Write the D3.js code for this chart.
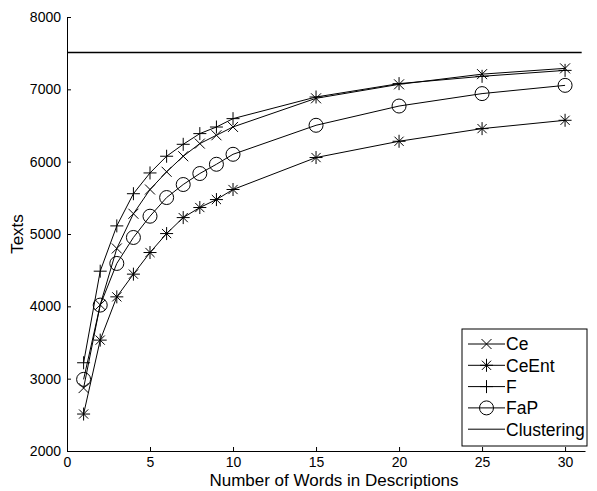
<!DOCTYPE html>
<html>
<head>
<meta charset="utf-8">
<script src="https://cdnjs.cloudflare.com/ajax/libs/d3/7.8.5/d3.min.js"></script>
<style>
  body { margin: 0; background: #fff; }
  svg { font-family: "Liberation Sans", Arial, sans-serif; }
</style>
</head>
<body>
<script>
// Chart values
var words = [1, 2, 3, 4, 5, 6, 7, 8, 9, 10, 15, 20, 25, 30];
var ceValues     = [2870, 4020, 4800, 5280, 5615, 5860, 6075, 6250, 6365, 6480, 6876, 7069, 7210, 7290];
var ceEntValues  = [2511, 3533, 4131, 4445, 4744, 5006, 5227, 5366, 5476, 5615, 6057, 6282, 6457, 6572];
var fValues      = [3220, 4486, 5112, 5557, 5844, 6075, 6240, 6388, 6479, 6595, 6894, 7079, 7180, 7262];
var fapValues    = [2990, 4017, 4593, 4952, 5246, 5504, 5684, 5836, 5964, 6102, 6503, 6769, 6941, 7055];
var clusteringValue = 7510;
var seriesNames = ["Ce", "CeEnt", "F", "FaP", "Clustering"];
var xTicks = [0, 5, 10, 15, 20, 25, 30];
var yTicks = [2000, 3000, 4000, 5000, 6000, 7000, 8000];

// SVG area
var svgWidth = 597;
var svgHeight = 491;
var margin = { top: 17, right: 12, bottom: 40, left: 67 };
var chartWidth = svgWidth - margin.left - margin.right;
var chartHeight = svgHeight - margin.top - margin.bottom;

var svg = d3.select("body")
  .append("svg")
  .attr("width", svgWidth)
  .attr("height", svgHeight);

var chartGroup = svg.append("g")
  .attr("transform", `translate(${margin.left}, ${margin.top})`);

// Scales
var xScale = d3.scaleLinear()
  .domain([0, 31.2])
  .range([0, chartWidth]);

var yScale = d3.scaleLinear()
  .domain([2000, 8000])
  .range([chartHeight, 0]);

// Axes, ticks pointing inward like matlab
var bottomAxis = d3.axisBottom(xScale).tickValues(xTicks).tickFormat(d3.format("d"))
  .tickSizeInner(-4).tickSizeOuter(0).tickPadding(6);
var leftAxis = d3.axisLeft(yScale).tickValues(yTicks).tickFormat(d3.format("d"))
  .tickSizeInner(-4).tickSizeOuter(0).tickPadding(6);

var xAxisG = chartGroup.append("g")
  .attr("transform", `translate(0, ${chartHeight})`)
  .call(bottomAxis);

var yAxisG = chartGroup.append("g")
  .call(leftAxis);

[xAxisG, yAxisG].forEach(function(g) {
  g.selectAll("path, line").attr("stroke", "#000").attr("stroke-width", 1);
  g.selectAll("text").attr("fill", "#000").style("font-size", "14px");
});

// Axis titles
chartGroup.append("text")
  .attr("x", chartWidth / 2 + 8)
  .attr("y", chartHeight + 35)
  .attr("text-anchor", "middle")
  .style("font-size", "17px")
  .text("Number of Words in Descriptions");

chartGroup.append("text")
  .attr("transform", `translate(-44, ${chartHeight / 2}) rotate(-90)`)
  .attr("text-anchor", "middle")
  .style("font-size", "17px")
  .text("Texts");

// Marker shapes
function markerPath(type) {
  var p = d3.path();
  if (type === "times") {
    var a = 5;
    p.moveTo(-a, -a); p.lineTo(a, a);
    p.moveTo(-a, a); p.lineTo(a, -a);
  } else if (type === "plus") {
    var b = 6.5;
    p.moveTo(-b, 0); p.lineTo(b, 0);
    p.moveTo(0, -b); p.lineTo(0, b);
  } else if (type === "star") {
    var c = 6.5, d = 4.6;
    p.moveTo(-c, 0); p.lineTo(c, 0);
    p.moveTo(0, -c); p.lineTo(0, c);
    p.moveTo(-d, -d); p.lineTo(d, d);
    p.moveTo(-d, d); p.lineTo(d, -d);
  } else if (type === "circle") {
    p.arc(0, 0, 7, 0, 2 * Math.PI);
  }
  return p.toString();
}

var series = [
  { name: seriesNames[0], values: ceValues, marker: "times" },
  { name: seriesNames[1], values: ceEntValues, marker: "star" },
  { name: seriesNames[2], values: fValues, marker: "plus" },
  { name: seriesNames[3], values: fapValues, marker: "circle" }
];

var line = d3.line()
  .x(d => xScale(d.x))
  .y(d => yScale(d.y));

// Clustering reference line
chartGroup.append("line")
  .attr("x1", xScale(0))
  .attr("x2", xScale(31.0))
  .attr("y1", yScale(clusteringValue))
  .attr("y2", yScale(clusteringValue))
  .attr("stroke", "#000")
  .attr("stroke-width", 1.4);

series.forEach(function(s) {
  var pts = words.map((w, i) => ({ x: w, y: s.values[i] }));
  chartGroup.append("path")
    .datum(pts)
    .attr("d", line)
    .attr("fill", "none")
    .attr("stroke", "#000")
    .attr("stroke-width", 1);

  chartGroup.selectAll(null)
    .data(pts)
    .enter()
    .append("path")
    .attr("transform", d => `translate(${xScale(d.x)}, ${yScale(d.y)})`)
    .attr("d", markerPath(s.marker))
    .attr("fill", "none")
    .attr("stroke", "#000")
    .attr("stroke-width", 1);
});

// Legend
var legend = svg.append("g").attr("transform", "translate(462, 329)");
legend.append("rect")
  .attr("width", 125)
  .attr("height", 117)
  .attr("fill", "#fff")
  .attr("stroke", "#000")
  .attr("stroke-width", 1);

var legendItems = series.concat([{ name: seriesNames[4], marker: null }]);
legendItems.forEach(function(s, i) {
  var ly = 15 + i * 21.3;
  legend.append("line")
    .attr("x1", 6).attr("x2", 43)
    .attr("y1", ly).attr("y2", ly)
    .attr("stroke", "#000")
    .attr("stroke-width", 1);
  if (s.marker) {
    legend.append("path")
      .attr("transform", `translate(24.5, ${ly})`)
      .attr("d", markerPath(s.marker))
      .attr("fill", "none")
      .attr("stroke", "#000")
      .attr("stroke-width", 1);
  }
  legend.append("text")
    .attr("x", 44)
    .attr("y", ly)
    .attr("dy", "0.36em")
    .style("font-size", "17.5px")
    .text(s.name);
});
</script>
</body>
</html>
=======
> _DESCRIPTION OF THE TASK_:
All of the data above should be quoted exactly, except for the pictures.

> _FINAL RESULT_:
Write the D3.js code for this chart.
<!DOCTYPE html>
<html>
<head>
<meta charset="utf-8">
<script src="https://cdnjs.cloudflare.com/ajax/libs/d3/7.8.5/d3.min.js"></script>
<style>
  body { margin: 0; background: #fff; }
  svg { font-family: "Liberation Sans", Arial, sans-serif; }
</style>
</head>
<body>
<script>
// Chart values
var words = [1, 2, 3, 4, 5, 6, 7, 8, 9, 10, 15, 20, 25, 30];
var ceValues     = [2870, 4020, 4800, 5280, 5615, 5860, 6075, 6250, 6365, 6480, 6876, 7069, 7210, 7290];
var ceEntValues  = [2511, 3533, 4131, 4445, 4744, 5006, 5227, 5366, 5476, 5615, 6057, 6282, 6457, 6572];
var fValues      = [3220, 4486, 5112, 5557, 5844, 6075, 6240, 6388, 6479, 6595, 6894, 7079, 7180, 7262];
var fapValues    = [2990, 4017, 4593, 4952, 5246, 5504, 5684, 5836, 5964, 6102, 6503, 6769, 6941, 7055];
var clusteringValue = 7510;
var seriesNames = ["Ce", "CeEnt", "F", "FaP", "Clustering"];
var xTicks = [0, 5, 10, 15, 20, 25, 30];
var yTicks = [2000, 3000, 4000, 5000, 6000, 7000, 8000];

// SVG area
var svgWidth = 597;
var svgHeight = 491;
var margin = { top: 17, right: 12, bottom: 40, left: 67 };
var chartWidth = svgWidth - margin.left - margin.right;
var chartHeight = svgHeight - margin.top - margin.bottom;

var svg = d3.select("body")
  .append("svg")
  .attr("width", svgWidth)
  .attr("height", svgHeight);

var chartGroup = svg.append("g")
  .attr("transform", `translate(${margin.left}, ${margin.top})`);

// Scales
var xScale = d3.scaleLinear()
  .domain([0, 31.2])
  .range([0, chartWidth]);

var yScale = d3.scaleLinear()
  .domain([2000, 8000])
  .range([chartHeight, 0]);

// Axes, ticks pointing inward like matlab
var bottomAxis = d3.axisBottom(xScale).tickValues(xTicks).tickFormat(d3.format("d"))
  .tickSizeInner(-4).tickSizeOuter(0).tickPadding(6);
var leftAxis = d3.axisLeft(yScale).tickValues(yTicks).tickFormat(d3.format("d"))
  .tickSizeInner(-4).tickSizeOuter(0).tickPadding(6);

var xAxisG = chartGroup.append("g")
  .attr("transform", `translate(0, ${chartHeight})`)
  .call(bottomAxis);

var yAxisG = chartGroup.append("g")
  .call(leftAxis);

[xAxisG, yAxisG].forEach(function(g) {
  g.selectAll("path, line").attr("stroke", "#000").attr("stroke-width", 1);
  g.selectAll("text").attr("fill", "#000").style("font-size", "14px");
});

// Axis titles
chartGroup.append("text")
  .attr("x", chartWidth / 2 + 8)
  .attr("y", chartHeight + 35)
  .attr("text-anchor", "middle")
  .style("font-size", "17px")
  .text("Number of Words in Descriptions");

chartGroup.append("text")
  .attr("transform", `translate(-44, ${chartHeight / 2}) rotate(-90)`)
  .attr("text-anchor", "middle")
  .style("font-size", "17px")
  .text("Texts");

// Marker shapes
function markerPath(type) {
  var p = d3.path();
  if (type === "times") {
    var a = 5;
    p.moveTo(-a, -a); p.lineTo(a, a);
    p.moveTo(-a, a); p.lineTo(a, -a);
  } else if (type === "plus") {
    var b = 6.5;
    p.moveTo(-b, 0); p.lineTo(b, 0);
    p.moveTo(0, -b); p.lineTo(0, b);
  } else if (type === "star") {
    var c = 6.5, d = 4.6;
    p.moveTo(-c, 0); p.lineTo(c, 0);
    p.moveTo(0, -c); p.lineTo(0, c);
    p.moveTo(-d, -d); p.lineTo(d, d);
    p.moveTo(-d, d); p.lineTo(d, -d);
  } else if (type === "circle") {
    p.arc(0, 0, 7, 0, 2 * Math.PI);
  }
  return p.toString();
}

var series = [
  { name: seriesNames[0], values: ceValues, marker: "times" },
  { name: seriesNames[1], values: ceEntValues, marker: "star" },
  { name: seriesNames[2], values: fValues, marker: "plus" },
  { name: seriesNames[3], values: fapValues, marker: "circle" }
];

var line = d3.line()
  .x(d => xScale(d.x))
  .y(d => yScale(d.y));

// Clustering reference line
chartGroup.append("line")
  .attr("x1", xScale(0))
  .attr("x2", xScale(31.0))
  .attr("y1", yScale(clusteringValue))
  .attr("y2", yScale(clusteringValue))
  .attr("stroke", "#000")
  .attr("stroke-width", 1.4);

series.forEach(function(s) {
  var pts = words.map((w, i) => ({ x: w, y: s.values[i] }));
  chartGroup.append("path")
    .datum(pts)
    .attr("d", line)
    .attr("fill", "none")
    .attr("stroke", "#000")
    .attr("stroke-width", 1);

  chartGroup.selectAll(null)
    .data(pts)
    .enter()
    .append("path")
    .attr("transform", d => `translate(${xScale(d.x)}, ${yScale(d.y)})`)
    .attr("d", markerPath(s.marker))
    .attr("fill", "none")
    .attr("stroke", "#000")
    .attr("stroke-width", 1);
});

// Legend
var legend = svg.append("g").attr("transform", "translate(462, 329)");
legend.append("rect")
  .attr("width", 125)
  .attr("height", 117)
  .attr("fill", "#fff")
  .attr("stroke", "#000")
  .attr("stroke-width", 1);

var legendItems = series.concat([{ name: seriesNames[4], marker: null }]);
legendItems.forEach(function(s, i) {
  var ly = 15 + i * 21.3;
  legend.append("line")
    .attr("x1", 6).attr("x2", 43)
    .attr("y1", ly).attr("y2", ly)
    .attr("stroke", "#000")
    .attr("stroke-width", 1);
  if (s.marker) {
    legend.append("path")
      .attr("transform", `translate(24.5, ${ly})`)
      .attr("d", markerPath(s.marker))
      .attr("fill", "none")
      .attr("stroke", "#000")
      .attr("stroke-width", 1);
  }
  legend.append("text")
    .attr("x", 44)
    .attr("y", ly)
    .attr("dy", "0.36em")
    .style("font-size", "17.5px")
    .text(s.name);
});
</script>
</body>
</html>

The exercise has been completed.